Tribes, Institutions, Markets and Networks - David Ronfeldt (1996)

DAOs of the future will benefit from the best of both worlds. Strong, unified hierarchies to achieve convergent outcomes in a local context, exploring many divergent directions while cooperating with one another to improve the state of the whole.

DAOs enable many weakly-aligned teams to cooperatively explore a search space

Vehicles for exploration

Let’s return to our search for a Monet. We know it’s out there somewhere, we just need to find it.

San Giorgio Maggiore at Dusk, 1908 by Claude Monet

As we identified, objectives aren’t much use when we don’t know the nature of the territory. Instead, we should collect stepping stones that lead in interesting directions, without knowing exactly where we’ll end up.

Companies help us hop between single stepping stones by using a hierarchy to pursue a singular vision. However, they rarely move beyond this because this same mechanism prevents the exploration of the wider search space.

The magic of DAOs is to embrace complexity by enabling many cooperating teams to collect divergent stepping stones. Those stepping stones can be shared, reused and combined in new contexts, leading in new directions.
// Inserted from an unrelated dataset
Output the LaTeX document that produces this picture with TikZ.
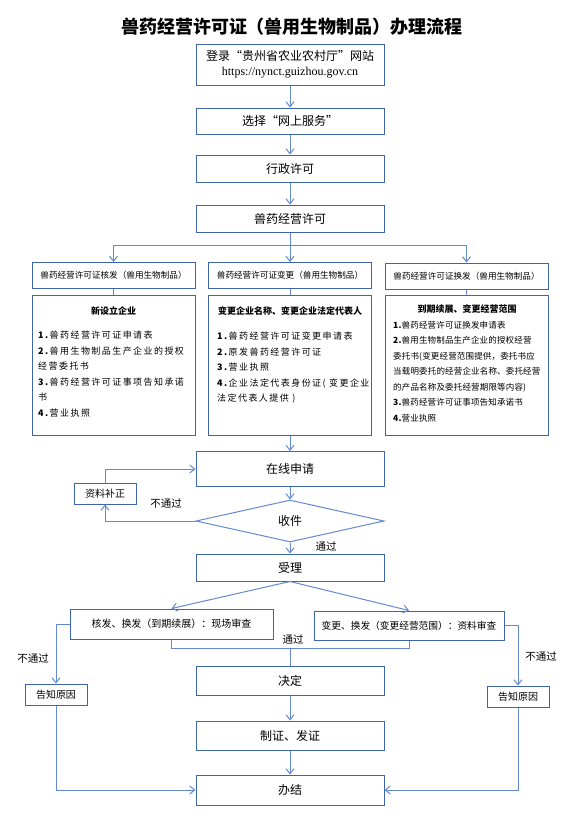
\documentclass[tikz,border=0pt]{standalone}
\usepackage{fontspec}
\setmainfont{Noto Sans CJK SC}
\newfontfamily\urlfont{Liberation Serif}
\usetikzlibrary{shapes.geometric,arrows.meta,positioning}
\definecolor{boxblue}{RGB}{62,100,176}
\definecolor{lineblue}{RGB}{98,137,210}

\begin{document}
\begin{tikzpicture}[
    x=1pt, y=-1pt,
    stage/.style={rectangle, draw=boxblue, line width=1pt, minimum width=188, minimum height=27, inner sep=0, font=\fontsize{12}{14}\selectfont},
    header/.style={rectangle, draw=boxblue, line width=1pt, minimum width=163, minimum height=26, inner sep=0, font=\fontsize{8.6}{10}\selectfont},
    docbox/.style={rectangle, draw=boxblue, line width=1pt, minimum width=163, minimum height=140, inner sep=0},
    doctitle/.style={inner sep=0, font=\fontsize{9}{11}\selectfont\bfseries},
    doclist/.style={anchor=north west, align=left, inner sep=0, font=\fontsize{9}{15.5}\selectfont\addfontfeature{LetterSpace=16}},
    smallbox/.style={rectangle, draw=boxblue, line width=1pt, minimum width=62, minimum height=21, inner sep=0, font=\fontsize{10}{12}\selectfont},
    review/.style={rectangle, draw=boxblue, line width=1pt, minimum height=30, inner sep=0, font=\fontsize{10}{12}\selectfont},
    check/.style={diamond, draw=lineblue, line width=1pt, minimum width=188, minimum height=42, inner sep=0, font=\fontsize{12}{14}\selectfont},
    tag/.style={inner sep=0, font=\fontsize{10.5}{12}\selectfont},
    flow/.style={draw=lineblue, line width=1pt, -{Straight Barb[length=5pt,width=8pt]}},
    link/.style={draw=lineblue, line width=1pt},
]
\useasboundingbox (0,0) rectangle (577,823);

% Title
\node[font=\fontsize{18}{20}\selectfont\bfseries] (title) at (292,27) {兽药经营许可证（兽用生物制品）办理流程};

% Main column, top part
\node[stage, minimum height=41, align=center, font=\fontsize{12}{15}\selectfont] (login) at (290,64.5) {登录“贵州省农业农村厅”网站\\{\urlfont https://nynct.guizhou.gov.cn}};
\node[stage, minimum height=26] (online) at (290,121) {选择“网上服务”};
\node[stage] (admin) at (290,168.5) {行政许可};
\node[stage] (permit) at (290,218.5) {兽药经营许可};

% Three kinds of permit
\node[header] (newhd) at (113.5,275.5) {兽药经营许可证核发（兽用生物制品）};
\node[header] (chghd) at (290,275.5) {兽药经营许可证变更（兽用生物制品）};
\node[header] (renhd) at (466.5,276) {兽药经营许可证换发（兽用生物制品）};

\node[docbox] (newdoc) at (113.5,365) {};
\node[docbox] (chgdoc) at (290,365) {};
\node[docbox] (rendoc) at (467,365) {};

\node[doctitle] (newtitle) at (113.5,311) {新设立企业};
\node[doclist] (newlist) at (38,331) {\textbf{1.}兽药经营许可证申请表\\
\textbf{2.}兽用生物制品生产企业的授权\\
经营委托书\\
\textbf{3.}兽药经营许可证事项告知承诺\\
书\\
\textbf{4.}营业执照};

\node[doctitle] (chgtitle) at (290,311) {变更企业名称、变更企业法定代表人};
\node[doclist] (chglist) at (217,332) {\textbf{1.}兽药经营许可证变更申请表\\
\textbf{2.}原发兽药经营许可证\\
\textbf{3.}营业执照\\
\textbf{4.}企业法定代表身份证( 变更企业\\
法定代表人提供 )};

\node[doctitle] (rentitle) at (467,309) {到期续展、变更经营范围};
\node[doclist, font=\fontsize{8.5}{15.5}\selectfont\addfontfeature{LetterSpace=2}] (renlist) at (393,321) {\textbf{1.}兽药经营许可证换发申请表\\
\textbf{2.}兽用生物制品生产企业的授权经营\\
委托书(变更经营范围提供，委托书应\\
当载明委托的经营企业名称、委托经营\\
的产品名称及委托经营期限等内容)\\
\textbf{3.}兽药经营许可证事项告知承诺书\\
\textbf{4.}营业执照};

% Application and receipt
\node[stage, minimum height=35] (apply) at (290,469) {在线申请};
\node[smallbox] (fix) at (105,493.5) {资料补正};
\node[check] (receive) at (290,521) {收件};
\node[stage] (accept) at (290,567.5) {受理};
\node[tag] (nopass1) at (166,504) {不通过};
\node[tag] (pass1) at (326,546) {通过};

% Review
\node[review, minimum width=203] (onsite) at (171.5,624) {核发、换发（到期续展）：现场审查};
\node[review, minimum width=190, minimum height=29, font=\fontsize{9.7}{12}\selectfont] (paper) at (409,625.5) {变更、换发（变更经营范围）：资料审查};
\node[tag] (pass2) at (293,639) {通过};
\node[tag] (nopass2) at (33,659) {不通过};
\node[tag] (nopass3) at (541,657) {不通过};

\node[smallbox] (leftinf) at (56,694.5) {告知原因};
\node[smallbox] (rightinf) at (518,696.5) {告知原因};

\node[stage, minimum height=29] (decide) at (290,680.5) {决定};
\node[stage, minimum height=29] (issue) at (290,735.5) {制证、发证};
\node[stage, minimum height=30] (finish) at (290,790) {办结};

% Connectors
\draw[flow] (login) -- (online);
\draw[flow] (online) -- (admin);
\draw[flow] (admin) -- (permit);
\coordinate (split) at (290,245);
\draw[link] (permit.south) -- (split);
\draw[flow] (split) -| (newhd.north);
\draw[flow] (split) -- (chghd.north);
\draw[flow] (split) -| (renhd.north);
\draw[link] (newhd) -- (newdoc);
\draw[link] (chghd) -- (chgdoc);
\draw[link] (renhd) -- (rendoc);

\draw[flow] (chgdoc) -- (apply);
\draw[flow] (apply) -- (receive);
\draw[flow] (receive.west) -| (fix.south);
\draw[flow] (fix.north) |- (apply.west);
\draw[flow] (receive) -- (accept);

\draw[flow] (accept.south) -- (onsite.north);
\draw[flow] (accept.south) -- (paper.north);
\coordinate (join) at (290,648);
\draw[link] (onsite.south) -- (onsite.south |- join) -- (paper.south |- join) -- (paper.south);
\draw[link] (join) -- (decide.north);
\draw[flow] (onsite.west) -| (leftinf.north);
\draw[flow] (paper.east) -| (rightinf.north);

\draw[flow] (decide) -- (issue);
\draw[flow] (issue) -- (finish);
\draw[flow] (leftinf.south) |- (finish.west);
\draw[flow] (rightinf.south) |- (finish.east);

\end{tikzpicture}
\end{document}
DAOs are a generating system for discovery, with people and information as its parts.

A generating system… is a kit of parts, with rules about the way these parts may be combined. Almost every ‘system as a whole’ is generated by a ‘generating system’. If we wish to make things which function as ‘wholes’ we shall have to invent generating systems to create them.

Systems Generating Systems - Christopher Alexander (1968)

As such, DAOs are a mechanism for open-ended evolution. Or rather, evolved open-endedness: a way to not only generate solutions to directions, but to progressively generate entirely new directions.

…instead of thinking of the open-endedness as existing conditions or properties of the evolutionary system, we consider them as the outcome of evolution itself.

Evolved open-endedness, not open-ended evolution - Pattee & Sayama (2019)

And so we arrive at the crux of the argument. DAOs are novelty search engines which can more efficiently explore a search space by enabling many cooperating teams to collect and integrate stepping stones.

This capability suggests a unique and interesting role in the future of innovation. Where we end up is unpredictable, but predictably interesting.